Charging Station Charge Point Infrastructure EV Electric Vehicle

Leading the charge

Unsurprisingly, it’s longer trips that generate the most anxiety, because drivers are more reliant on public charging networks. While the public infrastructure is growing all the time, fear remains about whether you’ll reach a charger in time. Even if you do, there’s the anxiety of whether it’s occupied or working.

For its new fully electric Emeya hyper-GT, Lotus turned to HERE’s latest EV tech for its navigation system. Built into the Lotus’ HERE-powered navigation system, HERE EV Range Assistant and HERE EV Charge Points work in harmony with the car’s battery to plan the most efficient routes based on capacity, road conditions and real-time traffic. Useful when you’re planning long journeys to unfamiliar places. Drivers can plan and locate charging points from their navigation system, discover if they’re suitable for their vehicle and even if they’re unoccupied before they get there.

“With our combined engineering expertise, we have developed a predictive consumption model to highlight how Emeya’s powertrain will likely discharge based on the driver’s behavior. As a result, the projected range is incredibly accurate,” said Serino Angellotti, Senior Chief Engineer, Electrics and Electronics Digital User Experience at Lotus.

“To help our customers one step further, the driver can select a personalized range threshold — the so-called 'comfort zone’ — meaning that Emeya’s navigation system will plan a route so the battery charge never drops below 10%. And if you want to play it safer, this parameter can be adjusted to 20 and even 30%.”

A man plugs in his electric car at an EV charge point

Read more — EV does it: can the U.S. meet charging infrastructure targets?


Power ranger

“Emerging partnerships help the entire ecosystem grow,” Doron Frenkel, founder and CEO of Driivz, told Forbes. “From my view, the rate of growth is likely to be slower as two big obstacles to adoption remain: high EV prices and range anxiety around the lack of EV charging infrastructure. Yet, in 2024, I expect to see progress on both fronts as the EV market moves from early adopters to early consumers.”

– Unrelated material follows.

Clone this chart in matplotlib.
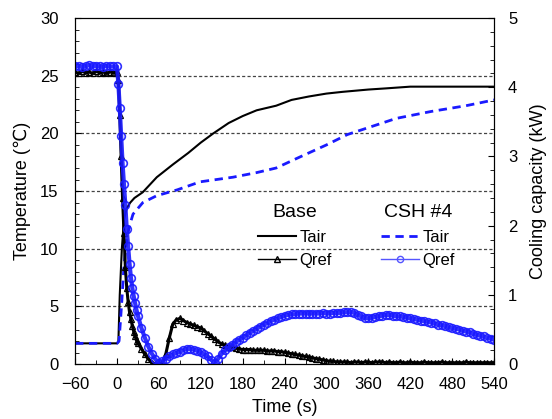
import numpy as np
import matplotlib
matplotlib.use("Agg")
import matplotlib.pyplot as plt
from matplotlib.ticker import MultipleLocator
from matplotlib.lines import Line2D

plt.rcParams['font.family'] = ['Liberation Sans', 'DejaVu Sans']

# Air temperature (left axis, deg C)
base_tair_t = [-60, -30, 0, 2, 4, 7, 10, 14, 19, 25, 37, 57, 80, 102, 120, 138,
               160, 180, 200, 228, 250, 275, 300, 323, 360, 385, 420, 460, 500, 540]
base_tair = [1.8, 1.8, 1.8, 1.9, 6.0, 10.0, 12.5, 13.5, 14.0, 14.4, 14.9, 16.2,
             17.3, 18.3, 19.2, 20.0, 20.9, 21.5, 22.0, 22.4, 22.9, 23.2, 23.45,
             23.6, 23.8, 23.9, 24.05, 24.05, 24.05, 24.05]

csh_tair_t = [-60, -30, 0, 3, 7, 10, 14, 18, 23, 37, 57, 86, 119, 166, 200, 228,
              260, 300, 330, 360, 400, 450, 500, 540]
csh_tair = [1.8, 1.8, 1.8, 2.0, 5.5, 8.5, 10.8, 12.0, 13.0, 14.0, 14.6, 15.1,
            15.8, 16.2, 16.6, 17.0, 17.9, 19.0, 19.9, 20.5, 21.3, 21.9, 22.4, 22.9]

# Cooling capacity (right axis, kW)
q_time = list(range(-60, 0, 5)) + list(range(0, 30, 2)) + list(range(30, 541, 5))

base_qref = [
    4.22, 4.20, 4.23, 4.21, 4.22, 4.20, 4.23, 4.21, 4.22, 4.20, 4.22, 4.21,
    4.22, 4.10, 3.60, 3.00, 2.40, 1.90, 1.40, 1.10, 0.90, 0.75, 0.65, 0.55, 0.47, 0.40, 0.34,
    0.30, 0.22, 0.14, 0.07, 0.02, 0.00, 0.00, 0.02, 0.15, 0.38,
    0.58, 0.64, 0.66, 0.63, 0.60, 0.58, 0.56, 0.54, 0.52, 0.48,
    0.44, 0.40, 0.36, 0.32, 0.29, 0.27, 0.25, 0.24, 0.23, 0.22,
    0.21, 0.21, 0.21, 0.20, 0.20, 0.20, 0.20, 0.19, 0.19, 0.19,
    0.18, 0.18, 0.17, 0.16, 0.15, 0.14, 0.13, 0.12, 0.11, 0.10,
    0.09, 0.08, 0.07, 0.06, 0.05, 0.04, 0.04, 0.03, 0.03, 0.03,
    0.03, 0.02, 0.03, 0.03, 0.02, 0.03, 0.03, 0.02, 0.03, 0.03,
    0.03, 0.02, 0.03, 0.02, 0.02, 0.03, 0.02, 0.02, 0.03, 0.02,
    0.02, 0.02, 0.03, 0.02, 0.02, 0.02, 0.02, 0.03, 0.02, 0.02,
    0.02, 0.02, 0.02, 0.02, 0.03, 0.02, 0.02, 0.02, 0.02, 0.02,
    0.02, 0.02, 0.02,
]

csh_qref = [
    4.30, 4.31, 4.29, 4.30, 4.32, 4.30, 4.31, 4.30, 4.29, 4.31, 4.30, 4.30,
    4.30, 4.05, 3.70, 3.30, 2.90, 2.60, 2.30, 1.95, 1.70, 1.45, 1.25, 1.10, 0.98, 0.88, 0.78,
    0.70, 0.52, 0.38, 0.25, 0.15, 0.07, 0.02, 0.04, 0.08, 0.11,
    0.14, 0.16, 0.18, 0.20, 0.22, 0.22, 0.21, 0.19, 0.17, 0.14,
    0.11, 0.06, 0.02, 0.08, 0.15, 0.20, 0.24, 0.28, 0.32, 0.35,
    0.38, 0.42, 0.45, 0.48, 0.51, 0.54, 0.57, 0.59, 0.62, 0.64,
    0.66, 0.68, 0.70, 0.71, 0.72, 0.72, 0.73, 0.73, 0.73, 0.73,
    0.73, 0.73, 0.73, 0.74, 0.73, 0.73, 0.74, 0.74, 0.74, 0.75,
    0.75, 0.75, 0.74, 0.71, 0.69, 0.67, 0.66, 0.67, 0.68, 0.69,
    0.70, 0.71, 0.71, 0.70, 0.69, 0.69, 0.68, 0.67, 0.66, 0.65,
    0.64, 0.63, 0.62, 0.61, 0.60, 0.59, 0.57, 0.56, 0.55, 0.53,
    0.52, 0.51, 0.50, 0.48, 0.47, 0.46, 0.44, 0.42, 0.41, 0.40,
    0.38, 0.37, 0.35,
]

x_ticks = [-60, 0, 60, 120, 180, 240, 300, 360, 420, 480, 540]

fig = plt.figure(figsize=(5.52, 4.19), dpi=100)
ax = fig.add_axes([0.136, 0.131, 0.759, 0.826])
ax2 = ax.twinx()

for y in [5, 10, 15, 20, 25]:
    ax.axhline(y, color="#444444", lw=0.9, ls=(0, (2.5, 1.8)), zorder=0)

ax.plot(base_tair_t, base_tair, color="black", lw=1.5, zorder=3)
ax.plot(csh_tair_t, csh_tair, color="#1a1aff", lw=2, ls=(0, (3, 2)), zorder=3)

ax2.plot(q_time, base_qref, color="black", lw=2.2, marker="^", ms=4,
         mfc="none", mec="black", mew=0.9)
ax2.plot(q_time, csh_qref, color="#1a1aff", lw=3, marker="o", ms=5.5,
         mfc="none", mec="#1a1aff", mew=1.2, alpha=0.9)

ax.set_xlim(-60, 540)
ax.set_ylim(0, 30)
ax2.set_ylim(0, 5)
ax.set_xticks(x_ticks)
ax.xaxis.set_minor_locator(MultipleLocator(30))
ax.yaxis.set_major_locator(MultipleLocator(5))
ax.yaxis.set_minor_locator(MultipleLocator(1))
ax2.yaxis.set_major_locator(MultipleLocator(1))
ax2.yaxis.set_minor_locator(MultipleLocator(0.2))

ax.tick_params(axis="both", which="both", direction="in", labelsize=12)
ax.tick_params(which="major", length=4)
ax.tick_params(which="minor", length=3)
ax.tick_params(axis="x", top=False, pad=9)
ax.tick_params(axis="y", pad=12)
ax2.tick_params(axis="y", which="both", direction="in", labelsize=12, pad=10)
ax2.tick_params(which="major", length=4)
ax2.tick_params(which="minor", length=3)

ax.set_xlabel("Time (s)", fontsize=13, labelpad=5)
ax.set_ylabel("Temperature (\u2103)", fontsize=13, labelpad=6)
ax2.set_ylabel("Cooling capacity (kW)", fontsize=13, labelpad=9)

# two-column legend with group titles
h_base = [Line2D([], [], color="black", lw=1.5),
          Line2D([], [], color="black", lw=1, marker="^", ms=4, mfc="none")]
h_csh = [Line2D([], [], color="#1a1aff", lw=2, ls=(0, (3, 2))),
         Line2D([], [], color="#5555ff", lw=1, marker="o", ms=4.5, mfc="none")]
leg1 = ax2.legend(h_base, ["Tair", "Qref"], title="Base", frameon=False,
                  fontsize=12, title_fontsize=14, handlelength=2.3, numpoints=1,
                  handletextpad=0.2, labelspacing=0.5,
                  loc="center", bbox_to_anchor=(295 / 552, 1 - 236 / 419),
                  bbox_transform=fig.transFigure)
ax2.add_artist(leg1)
ax2.legend(h_csh, ["Tair", "Qref"], title="CSH #4", frameon=False,
           fontsize=12, title_fontsize=14, handlelength=2.3, numpoints=1,
           handletextpad=0.2, labelspacing=0.5,
           loc="center", bbox_to_anchor=(418 / 552, 1 - 236 / 419),
           bbox_transform=fig.transFigure)

fig.savefig("out.png", dpi=100)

One of these technologies helping to smooth the transition to electric vehicles is HERE EV Range Factors, a product aimed at bolstering original equipment manufacturers’ in-house solutions (OEMs). Using HERE’s predictive data, it gives EV drivers peace of mind by improving and enhancing the accuracy and reliability of a vehicle’s route-specific range predictions.

1,000 miles on a single charge

With weather and road conditions playing an important aspect in range assumption, HERE EV Range Factors provides road topography data (elevation, slope, curvature and roughness), and weather data (temperature, wind speed and direction) to accurately predict ranges in real-time. When combined with powerful navigation features that incorporate live charger status, drivers are armed with all the information they need to make their journeys stress-free.

"We're excited to introduce location technology designed to address the complexities of on-route battery range calculations for electric vehicles,” said Chris Handley, Vice President of Dynamic and Spatial Content Business Unit at HERE Technologies. “By providing crucial data on road characteristics, temperature, and wind, we’re focused on providing drivers with the confidence and information they need for a hassle-free journey.